Camminiamo per manifestare che non ci può essere
buen vivir senza giustizia.

Il nostro camminare è una forma di utopia. Arriveremo a Buenos Aires il 24 maggio 2021 per lanciare il primo grido di libertà dei popoli e dei territori. E già sappiamo che bisognerà ritornare, tornare a insistere, tornare a ripiegare il pensiero e la lingua su se stessi per costruire una società veramente libera, giusta, umana, nella quale il buen vivir sia un importante dato di fatto, connaturato in ogni individuo e società umana.

Che cosa chiediamo noi donne indigene?

Che gli ATTI TERRICIDI siano GIUDICATI e CONDANNATI.
Che il TERRICIDIO sia considerato un crimine di LESA NATURA e di LESA UMANITÀ in quanto attenta e compromette la vita umana come quella non umana, indiscriminatamente. Chiediamo che terricidio sia un CRIMINE IMPRESCRITTIBILE.

Per questo diciamo: finché non avremo giustizia, per loro non ci sarà pace”

Strumenti

Il Movimento cerca di articolare uno strumento promosso dai popoli indigeni – in dialogo con quellx attorx sensibili del governo e della società – per identificare e condannare i soggetti responsabili del terricidio, e lottare con l’obiettivo di ottenere giustizia.

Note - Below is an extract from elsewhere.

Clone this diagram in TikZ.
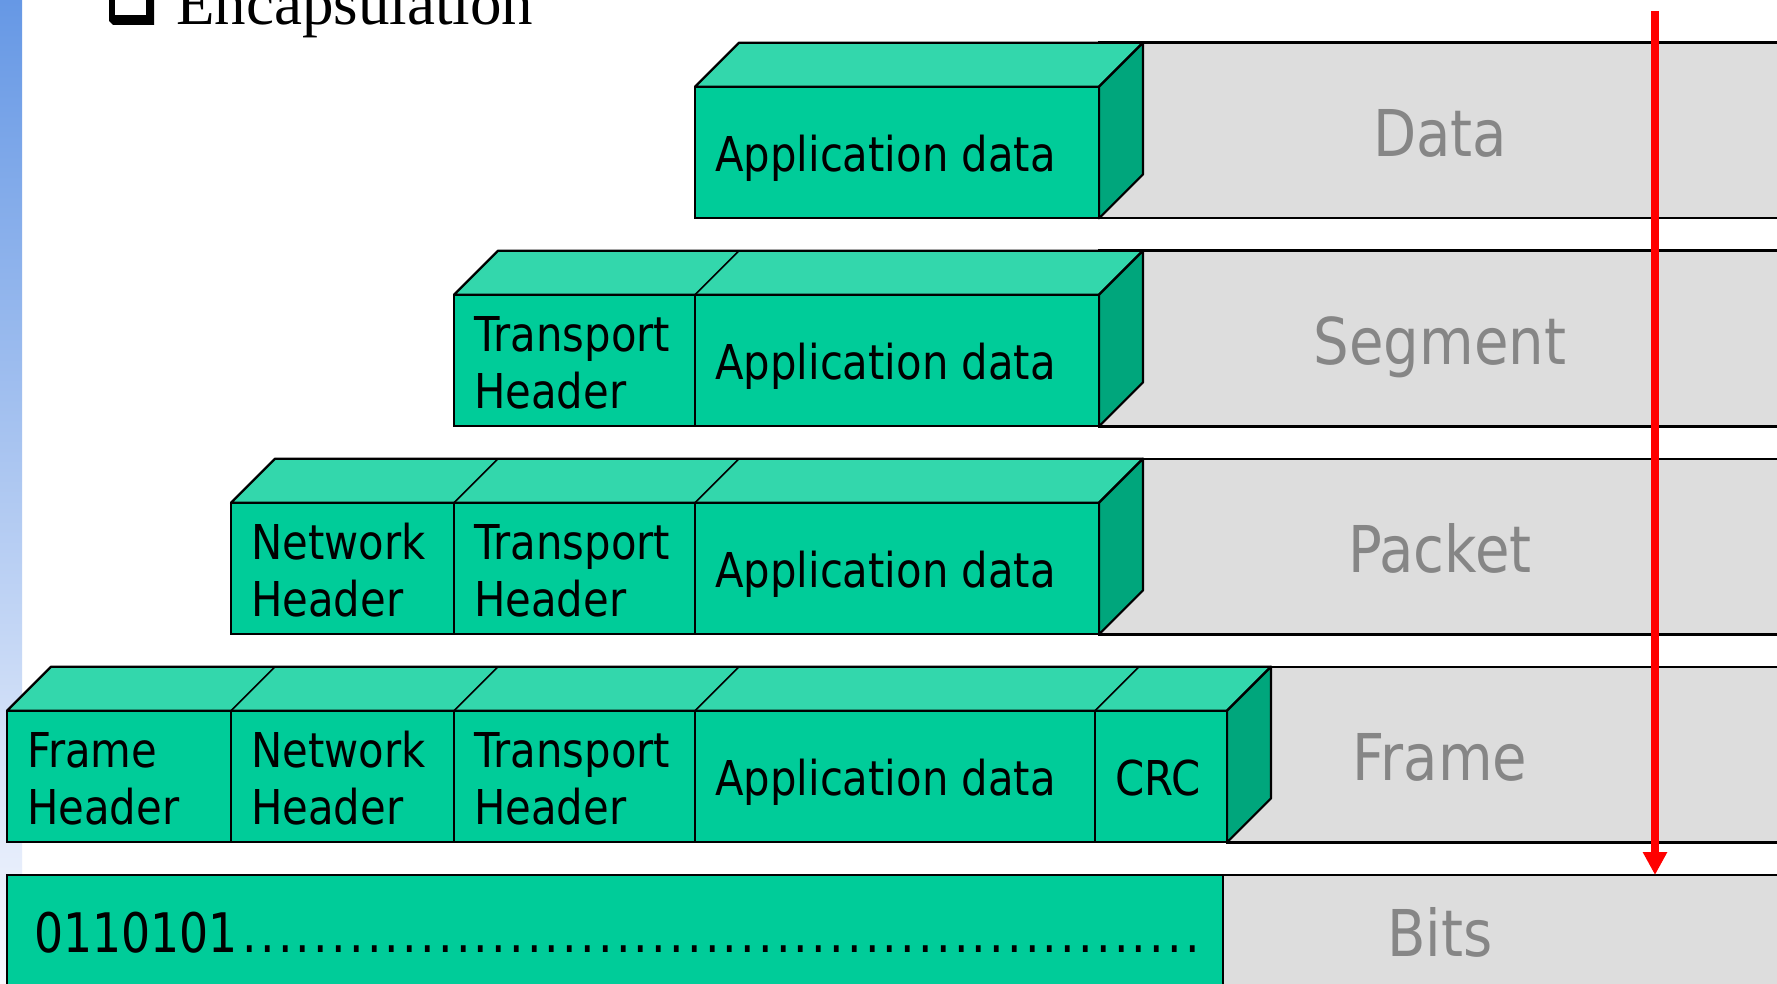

Questo manifesto fa proprie le richieste del Movimiento de Mujeres Indígenas por el Buen Vivir, e invita a renderle trasversali, accompagnarle e moltiplicarle. È necessario, nel senso di inevitabile, costruire una società in cui il Buen Vivir come diritto sia possibile.

Il nostro impegno

Lottiamo contro il Terricidio, per l’affermazione del Buen Vivir e per il riconoscimento della plurinazionalità dei territori.